+++ DATA TO PROCESS

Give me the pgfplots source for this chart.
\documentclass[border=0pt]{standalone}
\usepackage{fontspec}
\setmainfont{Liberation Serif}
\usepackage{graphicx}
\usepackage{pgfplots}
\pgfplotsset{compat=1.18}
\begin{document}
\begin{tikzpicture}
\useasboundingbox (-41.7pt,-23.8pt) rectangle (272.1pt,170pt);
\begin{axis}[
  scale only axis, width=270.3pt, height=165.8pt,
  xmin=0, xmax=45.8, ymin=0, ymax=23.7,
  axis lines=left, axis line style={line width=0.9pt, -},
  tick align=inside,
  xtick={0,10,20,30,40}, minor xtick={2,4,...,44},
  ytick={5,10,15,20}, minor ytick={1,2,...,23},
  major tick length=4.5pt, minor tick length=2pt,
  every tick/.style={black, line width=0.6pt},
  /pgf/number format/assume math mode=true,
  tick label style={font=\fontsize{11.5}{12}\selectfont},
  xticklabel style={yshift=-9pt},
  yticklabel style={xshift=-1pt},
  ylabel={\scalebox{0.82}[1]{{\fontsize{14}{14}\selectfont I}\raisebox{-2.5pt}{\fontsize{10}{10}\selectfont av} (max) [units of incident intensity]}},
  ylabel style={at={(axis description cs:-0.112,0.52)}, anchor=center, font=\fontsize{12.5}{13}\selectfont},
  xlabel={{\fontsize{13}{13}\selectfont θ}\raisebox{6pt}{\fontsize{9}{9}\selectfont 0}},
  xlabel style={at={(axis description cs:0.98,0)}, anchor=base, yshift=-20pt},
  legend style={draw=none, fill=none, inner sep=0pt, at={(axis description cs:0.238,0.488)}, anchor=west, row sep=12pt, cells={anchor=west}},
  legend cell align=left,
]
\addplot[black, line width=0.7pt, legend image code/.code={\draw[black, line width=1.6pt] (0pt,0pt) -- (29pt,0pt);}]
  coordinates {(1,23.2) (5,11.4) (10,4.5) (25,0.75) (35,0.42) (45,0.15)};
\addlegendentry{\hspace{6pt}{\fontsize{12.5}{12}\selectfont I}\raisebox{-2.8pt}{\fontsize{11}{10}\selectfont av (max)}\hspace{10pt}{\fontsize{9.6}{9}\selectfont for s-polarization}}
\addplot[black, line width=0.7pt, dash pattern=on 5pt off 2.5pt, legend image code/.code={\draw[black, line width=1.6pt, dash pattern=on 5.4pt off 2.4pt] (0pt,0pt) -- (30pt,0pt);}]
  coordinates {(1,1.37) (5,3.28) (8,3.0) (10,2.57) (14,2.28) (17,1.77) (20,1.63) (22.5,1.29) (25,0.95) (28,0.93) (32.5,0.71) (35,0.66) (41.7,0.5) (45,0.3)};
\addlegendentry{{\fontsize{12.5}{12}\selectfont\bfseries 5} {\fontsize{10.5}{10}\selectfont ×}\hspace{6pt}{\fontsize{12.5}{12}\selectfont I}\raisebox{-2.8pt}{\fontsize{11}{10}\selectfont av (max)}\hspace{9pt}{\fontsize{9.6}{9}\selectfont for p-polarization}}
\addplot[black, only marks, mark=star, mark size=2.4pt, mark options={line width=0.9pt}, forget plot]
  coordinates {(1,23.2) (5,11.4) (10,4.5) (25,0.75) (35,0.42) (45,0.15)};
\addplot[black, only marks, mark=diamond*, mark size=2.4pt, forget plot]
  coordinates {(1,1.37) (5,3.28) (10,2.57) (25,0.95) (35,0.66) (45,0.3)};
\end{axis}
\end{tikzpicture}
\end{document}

++++++
+++ DATA TO PROCESS

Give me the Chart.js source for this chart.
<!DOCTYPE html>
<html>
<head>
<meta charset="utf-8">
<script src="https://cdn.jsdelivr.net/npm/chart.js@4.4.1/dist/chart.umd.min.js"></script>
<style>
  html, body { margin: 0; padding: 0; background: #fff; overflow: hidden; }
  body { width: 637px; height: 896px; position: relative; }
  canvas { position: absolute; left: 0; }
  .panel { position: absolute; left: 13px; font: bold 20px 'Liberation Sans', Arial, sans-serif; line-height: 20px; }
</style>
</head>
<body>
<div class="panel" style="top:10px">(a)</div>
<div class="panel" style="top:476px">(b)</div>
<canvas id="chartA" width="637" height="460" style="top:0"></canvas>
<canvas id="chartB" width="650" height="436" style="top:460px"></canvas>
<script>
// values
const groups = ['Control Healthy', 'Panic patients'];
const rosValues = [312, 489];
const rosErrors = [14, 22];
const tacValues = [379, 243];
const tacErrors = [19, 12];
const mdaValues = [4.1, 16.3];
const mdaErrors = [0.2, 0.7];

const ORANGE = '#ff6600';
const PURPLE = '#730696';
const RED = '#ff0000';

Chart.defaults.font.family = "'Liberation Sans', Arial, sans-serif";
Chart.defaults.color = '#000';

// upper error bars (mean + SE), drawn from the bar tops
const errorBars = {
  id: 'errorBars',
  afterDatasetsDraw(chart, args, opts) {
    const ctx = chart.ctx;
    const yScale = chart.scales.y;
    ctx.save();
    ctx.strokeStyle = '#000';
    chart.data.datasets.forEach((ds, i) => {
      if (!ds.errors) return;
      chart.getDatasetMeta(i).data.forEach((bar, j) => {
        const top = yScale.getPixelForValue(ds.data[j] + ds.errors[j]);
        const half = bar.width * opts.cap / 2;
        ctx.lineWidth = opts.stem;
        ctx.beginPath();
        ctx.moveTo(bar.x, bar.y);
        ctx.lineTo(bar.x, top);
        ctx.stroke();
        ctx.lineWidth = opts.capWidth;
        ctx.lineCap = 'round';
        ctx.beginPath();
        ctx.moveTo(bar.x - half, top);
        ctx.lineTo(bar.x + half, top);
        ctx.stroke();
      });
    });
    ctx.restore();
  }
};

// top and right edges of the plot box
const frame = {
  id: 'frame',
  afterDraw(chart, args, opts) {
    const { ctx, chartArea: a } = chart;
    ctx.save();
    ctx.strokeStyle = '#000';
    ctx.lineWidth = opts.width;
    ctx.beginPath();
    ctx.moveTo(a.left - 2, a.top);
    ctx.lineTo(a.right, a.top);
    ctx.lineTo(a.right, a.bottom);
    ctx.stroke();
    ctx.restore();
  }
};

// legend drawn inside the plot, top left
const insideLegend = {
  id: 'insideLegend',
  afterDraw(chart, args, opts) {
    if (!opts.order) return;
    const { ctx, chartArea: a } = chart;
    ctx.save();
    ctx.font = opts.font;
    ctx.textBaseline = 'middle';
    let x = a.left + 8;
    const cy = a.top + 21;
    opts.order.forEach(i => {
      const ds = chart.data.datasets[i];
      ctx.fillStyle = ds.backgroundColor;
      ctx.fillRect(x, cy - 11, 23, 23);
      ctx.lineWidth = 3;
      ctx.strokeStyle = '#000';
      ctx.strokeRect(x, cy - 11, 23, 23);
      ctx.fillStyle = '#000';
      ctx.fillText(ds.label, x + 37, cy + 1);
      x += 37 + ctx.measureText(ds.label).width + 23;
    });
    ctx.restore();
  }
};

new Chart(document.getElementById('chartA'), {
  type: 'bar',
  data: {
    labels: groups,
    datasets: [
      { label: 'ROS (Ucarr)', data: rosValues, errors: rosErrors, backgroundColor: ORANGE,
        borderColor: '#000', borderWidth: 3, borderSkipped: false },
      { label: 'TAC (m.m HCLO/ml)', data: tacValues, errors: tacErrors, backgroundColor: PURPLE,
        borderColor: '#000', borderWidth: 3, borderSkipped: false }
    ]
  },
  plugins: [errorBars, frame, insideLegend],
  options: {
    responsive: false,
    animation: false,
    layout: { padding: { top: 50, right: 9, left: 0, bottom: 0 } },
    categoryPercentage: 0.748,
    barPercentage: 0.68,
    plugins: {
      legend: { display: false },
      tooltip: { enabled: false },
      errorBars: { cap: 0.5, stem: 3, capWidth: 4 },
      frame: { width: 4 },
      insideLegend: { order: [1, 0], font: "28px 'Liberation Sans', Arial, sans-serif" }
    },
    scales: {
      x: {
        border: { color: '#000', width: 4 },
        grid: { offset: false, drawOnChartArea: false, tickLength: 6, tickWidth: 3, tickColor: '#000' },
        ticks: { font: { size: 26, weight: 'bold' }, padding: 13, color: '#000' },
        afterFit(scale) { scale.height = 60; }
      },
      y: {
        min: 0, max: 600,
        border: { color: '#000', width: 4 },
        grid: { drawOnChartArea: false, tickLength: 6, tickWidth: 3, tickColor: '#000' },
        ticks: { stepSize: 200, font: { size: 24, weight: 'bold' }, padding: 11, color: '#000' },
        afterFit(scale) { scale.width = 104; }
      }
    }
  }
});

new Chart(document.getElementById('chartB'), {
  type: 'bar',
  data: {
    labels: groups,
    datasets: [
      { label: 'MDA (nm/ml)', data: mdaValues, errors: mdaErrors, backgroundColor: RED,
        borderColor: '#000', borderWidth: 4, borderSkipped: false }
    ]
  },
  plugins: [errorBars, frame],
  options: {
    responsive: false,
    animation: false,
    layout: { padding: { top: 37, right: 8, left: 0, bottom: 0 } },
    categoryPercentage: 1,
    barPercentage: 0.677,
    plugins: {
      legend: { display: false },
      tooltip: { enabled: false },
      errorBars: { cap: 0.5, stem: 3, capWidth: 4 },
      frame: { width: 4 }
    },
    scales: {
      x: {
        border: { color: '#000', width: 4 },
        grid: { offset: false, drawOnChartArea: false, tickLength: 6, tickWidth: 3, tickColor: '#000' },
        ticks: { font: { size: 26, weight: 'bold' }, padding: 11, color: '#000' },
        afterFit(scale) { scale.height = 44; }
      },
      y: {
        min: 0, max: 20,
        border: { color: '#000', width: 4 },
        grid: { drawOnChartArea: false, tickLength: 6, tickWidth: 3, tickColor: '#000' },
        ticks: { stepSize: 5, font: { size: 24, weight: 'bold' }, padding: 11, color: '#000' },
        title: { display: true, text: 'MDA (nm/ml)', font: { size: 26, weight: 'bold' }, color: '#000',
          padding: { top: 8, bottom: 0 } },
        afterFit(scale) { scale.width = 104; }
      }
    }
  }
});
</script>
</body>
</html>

++++++

- **REQUIRED TASK**: Repeat these lines exactly and nothing more: the one containing "Give me the Chart.js source for this chart.", the one containing "Chart.defaults.color = '#000';", and all the lines between.

- **ANSWER TO THE PROBLEM**:
Give me the Chart.js source for this chart.
<!DOCTYPE html>
<html>
<head>
<meta charset="utf-8">
<script src="https://cdn.jsdelivr.net/npm/chart.js@4.4.1/dist/chart.umd.min.js"></script>
<style>
  html, body { margin: 0; padding: 0; background: #fff; overflow: hidden; }
  body { width: 637px; height: 896px; position: relative; }
  canvas { position: absolute; left: 0; }
  .panel { position: absolute; left: 13px; font: bold 20px 'Liberation Sans', Arial, sans-serif; line-height: 20px; }
</style>
</head>
<body>
<div class="panel" style="top:10px">(a)</div>
<div class="panel" style="top:476px">(b)</div>
<canvas id="chartA" width="637" height="460" style="top:0"></canvas>
<canvas id="chartB" width="650" height="436" style="top:460px"></canvas>
<script>
// values
const groups = ['Control Healthy', 'Panic patients'];
const rosValues = [312, 489];
const rosErrors = [14, 22];
const tacValues = [379, 243];
const tacErrors = [19, 12];
const mdaValues = [4.1, 16.3];
const mdaErrors = [0.2, 0.7];

const ORANGE = '#ff6600';
const PURPLE = '#730696';
const RED = '#ff0000';

Chart.defaults.font.family = "'Liberation Sans', Arial, sans-serif";
Chart.defaults.color = '#000';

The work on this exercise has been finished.